--- Begin Information shown ---

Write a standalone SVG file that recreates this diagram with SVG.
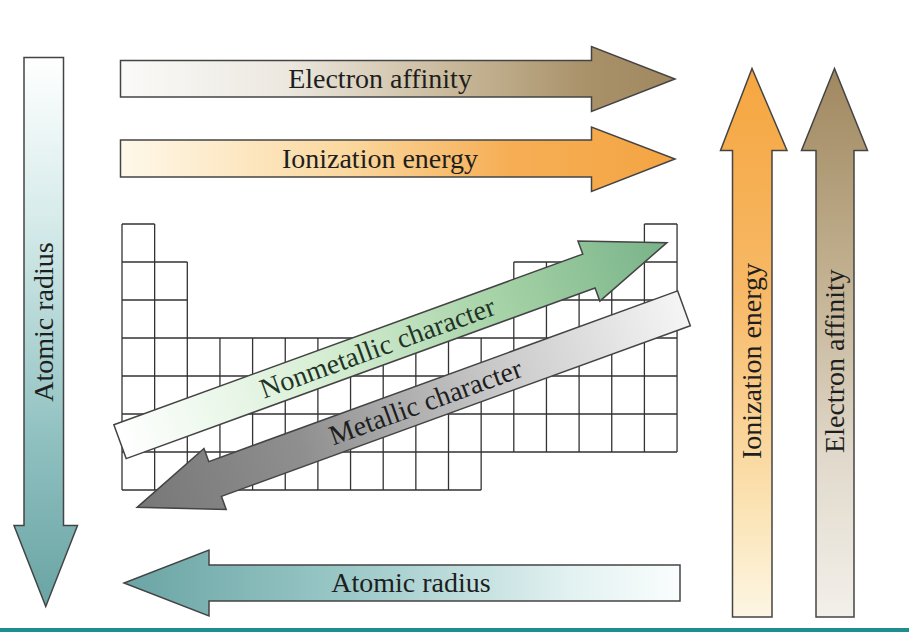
<svg xmlns="http://www.w3.org/2000/svg" width="909" height="632" viewBox="0 0 909 632">
  <defs>
    <linearGradient id="gEAh" x1="0" y1="0" x2="1" y2="0">
      <stop offset="0" stop-color="#fafaf8"/>
      <stop offset="0.3" stop-color="#ece8e0"/>
      <stop offset="0.6" stop-color="#c8b899"/>
      <stop offset="0.85" stop-color="#a89068"/>
      <stop offset="1" stop-color="#a08860"/>
    </linearGradient>
    <linearGradient id="gIEh" x1="0" y1="0" x2="1" y2="0">
      <stop offset="0" stop-color="#fef8ea"/>
      <stop offset="0.4" stop-color="#fbd9a0"/>
      <stop offset="0.7" stop-color="#f6ae55"/>
      <stop offset="1" stop-color="#f4a543"/>
    </linearGradient>
    <linearGradient id="gARv" x1="0" y1="0" x2="0" y2="1">
      <stop offset="0" stop-color="#ffffff"/>
      <stop offset="0.3" stop-color="#d5ebea"/>
      <stop offset="0.7" stop-color="#8fc0c0"/>
      <stop offset="1" stop-color="#6aa4a4"/>
    </linearGradient>
    <linearGradient id="gARh" x1="0" y1="0" x2="1" y2="0">
      <stop offset="0" stop-color="#6aa4a4"/>
      <stop offset="0.4" stop-color="#9ac8c7"/>
      <stop offset="0.8" stop-color="#e2f1f1"/>
      <stop offset="1" stop-color="#fafdfd"/>
    </linearGradient>
    <linearGradient id="gIEv" x1="0" y1="0" x2="0" y2="1">
      <stop offset="0" stop-color="#f5a640"/>
      <stop offset="0.4" stop-color="#f7b865"/>
      <stop offset="0.8" stop-color="#fbe3b4"/>
      <stop offset="1" stop-color="#fdf6e4"/>
    </linearGradient>
    <linearGradient id="gEAv" x1="0" y1="0" x2="0" y2="1">
      <stop offset="0" stop-color="#a08860"/>
      <stop offset="0.35" stop-color="#bfad8c"/>
      <stop offset="0.7" stop-color="#e0d8ca"/>
      <stop offset="1" stop-color="#f3f0ea"/>
    </linearGradient>
    <linearGradient id="gNM" x1="0" y1="0" x2="1" y2="0">
      <stop offset="0" stop-color="#ffffff"/>
      <stop offset="0.35" stop-color="#d9f0d7"/>
      <stop offset="0.7" stop-color="#a5d2a6"/>
      <stop offset="1" stop-color="#79b389"/>
    </linearGradient>
    <linearGradient id="gM" x1="0" y1="0" x2="1" y2="0">
      <stop offset="0" stop-color="#777777"/>
      <stop offset="0.3" stop-color="#8f8f8f"/>
      <stop offset="0.65" stop-color="#c8c8c8"/>
      <stop offset="1" stop-color="#f5f5f5"/>
    </linearGradient>
  </defs>
  <style>
    .arrow { stroke: #444444; stroke-width: 1.5; stroke-linejoin: miter; }
    .grid { fill: none; stroke: #333333; stroke-width: 1.3; }
    .lbl { font-family: "Liberation Serif", "Times New Roman", serif; font-size: 28px; fill: #1e1e1e; text-anchor: middle; }
    .lbl-green { fill: #1f3327; }
  </style>
  <rect x="0" y="0" width="909" height="632" fill="#ffffff"/>

  <g id="periodic-table">
    <path class="grid" d="M122 224H154.65M644.4 224H677.05M122 262H187.3M513.8 262H677.05M122 300H187.3M513.8 300H677.05M122 338H677.05M122 376H677.05M122 414H677.05M122 452H677.05M122 490H481.15M122 224V490M154.65 224V490M187.3 262V490M219.95 338V490M252.6 338V490M285.25 338V490M317.9 338V490M350.55 338V490M383.2 338V490M415.85 338V490M448.5 338V490M481.15 338V490M513.8 262V452M546.45 262V452M579.1 262V452M611.75 262V452M644.4 224V452M677.05 224V452"/>
  </g>

  <g id="connectors">
    <g id="electron-affinity-h">
      <polygon class="arrow" fill="url(#gEAh)" points="120.5,60.5 591.5,60.5 591.5,46.5 675,79 591.5,111.5 591.5,97 120.5,97"/>
      <text class="lbl" x="380" y="88">Electron affinity</text>
    </g>
    <g id="ionization-energy-h">
      <polygon class="arrow" fill="url(#gIEh)" points="120.5,140 591.5,140 591.5,127 675,159 591.5,191.5 591.5,177 120.5,177"/>
      <text class="lbl" x="380" y="168">Ionization energy</text>
    </g>
    <g id="atomic-radius-v">
      <polygon class="arrow" fill="url(#gARv)" points="24,57.5 63.5,57.5 63.5,525.5 77.5,525.5 45.75,606.5 14,525.5 24,525.5"/>
      <text class="lbl" transform="translate(52.5,322) rotate(-90)">Atomic radius</text>
    </g>
    <g id="atomic-radius-h">
      <polygon class="arrow" fill="url(#gARh)" points="680,565 680,601 209,601 209,616 124,583 209,550 209,565"/>
      <text class="lbl" x="411" y="592">Atomic radius</text>
    </g>
    <g id="ionization-energy-v">
      <polygon class="arrow" fill="url(#gIEv)" points="732.5,617 732.5,150.5 720.5,150.5 752,68.5 787,150.5 772,150.5 772,617"/>
      <text class="lbl" transform="translate(761,361) rotate(-90)">Ionization energy</text>
    </g>
    <g id="electron-affinity-v">
      <polygon class="arrow" fill="url(#gEAv)" points="816,617 816,150.5 801.5,150.5 834.5,68.5 867.5,150.5 854,150.5 854,617"/>
      <text class="lbl" transform="translate(844,361) rotate(-90)">Electron affinity</text>
    </g>
    <g id="nonmetallic-character" transform="translate(120,441.7) rotate(-20)">
      <polygon class="arrow" fill="url(#gNM)" points="0,-18 499,-18 499,-32 582,0 499,32 499,18 0,18"/>
      <text class="lbl lbl-green" x="274" y="9">Nonmetallic character</text>
    </g>
    <g id="metallic-character" transform="translate(684,308.3) rotate(-20)">
      <polygon class="arrow" fill="url(#gM)" points="0,-18.5 -499,-18.5 -499,-32.5 -582,0 -499,32.5 -499,18.5 0,18.5"/>
      <text class="lbl" x="-275" y="9">Metallic character</text>
    </g>
  </g>

  <rect id="bottom-bar" x="0" y="628" width="909" height="4" fill="#1f8c8e"/>
</svg>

--- End Information shown ---

(Exercise)
Your task is to reproduce all of the material exactly. The pictures stay out.

(Answer to the exercise)
Write a standalone SVG file that recreates this diagram with SVG.
<svg xmlns="http://www.w3.org/2000/svg" width="909" height="632" viewBox="0 0 909 632">
  <defs>
    <linearGradient id="gEAh" x1="0" y1="0" x2="1" y2="0">
      <stop offset="0" stop-color="#fafaf8"/>
      <stop offset="0.3" stop-color="#ece8e0"/>
      <stop offset="0.6" stop-color="#c8b899"/>
      <stop offset="0.85" stop-color="#a89068"/>
      <stop offset="1" stop-color="#a08860"/>
    </linearGradient>
    <linearGradient id="gIEh" x1="0" y1="0" x2="1" y2="0">
      <stop offset="0" stop-color="#fef8ea"/>
      <stop offset="0.4" stop-color="#fbd9a0"/>
      <stop offset="0.7" stop-color="#f6ae55"/>
      <stop offset="1" stop-color="#f4a543"/>
    </linearGradient>
    <linearGradient id="gARv" x1="0" y1="0" x2="0" y2="1">
      <stop offset="0" stop-color="#ffffff"/>
      <stop offset="0.3" stop-color="#d5ebea"/>
      <stop offset="0.7" stop-color="#8fc0c0"/>
      <stop offset="1" stop-color="#6aa4a4"/>
    </linearGradient>
    <linearGradient id="gARh" x1="0" y1="0" x2="1" y2="0">
      <stop offset="0" stop-color="#6aa4a4"/>
      <stop offset="0.4" stop-color="#9ac8c7"/>
      <stop offset="0.8" stop-color="#e2f1f1"/>
      <stop offset="1" stop-color="#fafdfd"/>
    </linearGradient>
    <linearGradient id="gIEv" x1="0" y1="0" x2="0" y2="1">
      <stop offset="0" stop-color="#f5a640"/>
      <stop offset="0.4" stop-color="#f7b865"/>
      <stop offset="0.8" stop-color="#fbe3b4"/>
      <stop offset="1" stop-color="#fdf6e4"/>
    </linearGradient>
    <linearGradient id="gEAv" x1="0" y1="0" x2="0" y2="1">
      <stop offset="0" stop-color="#a08860"/>
      <stop offset="0.35" stop-color="#bfad8c"/>
      <stop offset="0.7" stop-color="#e0d8ca"/>
      <stop offset="1" stop-color="#f3f0ea"/>
    </linearGradient>
    <linearGradient id="gNM" x1="0" y1="0" x2="1" y2="0">
      <stop offset="0" stop-color="#ffffff"/>
      <stop offset="0.35" stop-color="#d9f0d7"/>
      <stop offset="0.7" stop-color="#a5d2a6"/>
      <stop offset="1" stop-color="#79b389"/>
    </linearGradient>
    <linearGradient id="gM" x1="0" y1="0" x2="1" y2="0">
      <stop offset="0" stop-color="#777777"/>
      <stop offset="0.3" stop-color="#8f8f8f"/>
      <stop offset="0.65" stop-color="#c8c8c8"/>
      <stop offset="1" stop-color="#f5f5f5"/>
    </linearGradient>
  </defs>
  <style>
    .arrow { stroke: #444444; stroke-width: 1.5; stroke-linejoin: miter; }
    .grid { fill: none; stroke: #333333; stroke-width: 1.3; }
    .lbl { font-family: "Liberation Serif", "Times New Roman", serif; font-size: 28px; fill: #1e1e1e; text-anchor: middle; }
    .lbl-green { fill: #1f3327; }
  </style>
  <rect x="0" y="0" width="909" height="632" fill="#ffffff"/>

  <g id="periodic-table">
    <path class="grid" d="M122 224H154.65M644.4 224H677.05M122 262H187.3M513.8 262H677.05M122 300H187.3M513.8 300H677.05M122 338H677.05M122 376H677.05M122 414H677.05M122 452H677.05M122 490H481.15M122 224V490M154.65 224V490M187.3 262V490M219.95 338V490M252.6 338V490M285.25 338V490M317.9 338V490M350.55 338V490M383.2 338V490M415.85 338V490M448.5 338V490M481.15 338V490M513.8 262V452M546.45 262V452M579.1 262V452M611.75 262V452M644.4 224V452M677.05 224V452"/>
  </g>

  <g id="connectors">
    <g id="electron-affinity-h">
      <polygon class="arrow" fill="url(#gEAh)" points="120.5,60.5 591.5,60.5 591.5,46.5 675,79 591.5,111.5 591.5,97 120.5,97"/>
      <text class="lbl" x="380" y="88">Electron affinity</text>
    </g>
    <g id="ionization-energy-h">
      <polygon class="arrow" fill="url(#gIEh)" points="120.5,140 591.5,140 591.5,127 675,159 591.5,191.5 591.5,177 120.5,177"/>
      <text class="lbl" x="380" y="168">Ionization energy</text>
    </g>
    <g id="atomic-radius-v">
      <polygon class="arrow" fill="url(#gARv)" points="24,57.5 63.5,57.5 63.5,525.5 77.5,525.5 45.75,606.5 14,525.5 24,525.5"/>
      <text class="lbl" transform="translate(52.5,322) rotate(-90)">Atomic radius</text>
    </g>
    <g id="atomic-radius-h">
      <polygon class="arrow" fill="url(#gARh)" points="680,565 680,601 209,601 209,616 124,583 209,550 209,565"/>
      <text class="lbl" x="411" y="592">Atomic radius</text>
    </g>
    <g id="ionization-energy-v">
      <polygon class="arrow" fill="url(#gIEv)" points="732.5,617 732.5,150.5 720.5,150.5 752,68.5 787,150.5 772,150.5 772,617"/>
      <text class="lbl" transform="translate(761,361) rotate(-90)">Ionization energy</text>
    </g>
    <g id="electron-affinity-v">
      <polygon class="arrow" fill="url(#gEAv)" points="816,617 816,150.5 801.5,150.5 834.5,68.5 867.5,150.5 854,150.5 854,617"/>
      <text class="lbl" transform="translate(844,361) rotate(-90)">Electron affinity</text>
    </g>
    <g id="nonmetallic-character" transform="translate(120,441.7) rotate(-20)">
      <polygon class="arrow" fill="url(#gNM)" points="0,-18 499,-18 499,-32 582,0 499,32 499,18 0,18"/>
      <text class="lbl lbl-green" x="274" y="9">Nonmetallic character</text>
    </g>
    <g id="metallic-character" transform="translate(684,308.3) rotate(-20)">
      <polygon class="arrow" fill="url(#gM)" points="0,-18.5 -499,-18.5 -499,-32.5 -582,0 -499,32.5 -499,18.5 0,18.5"/>
      <text class="lbl" x="-275" y="9">Metallic character</text>
    </g>
  </g>

  <rect id="bottom-bar" x="0" y="628" width="909" height="4" fill="#1f8c8e"/>
</svg>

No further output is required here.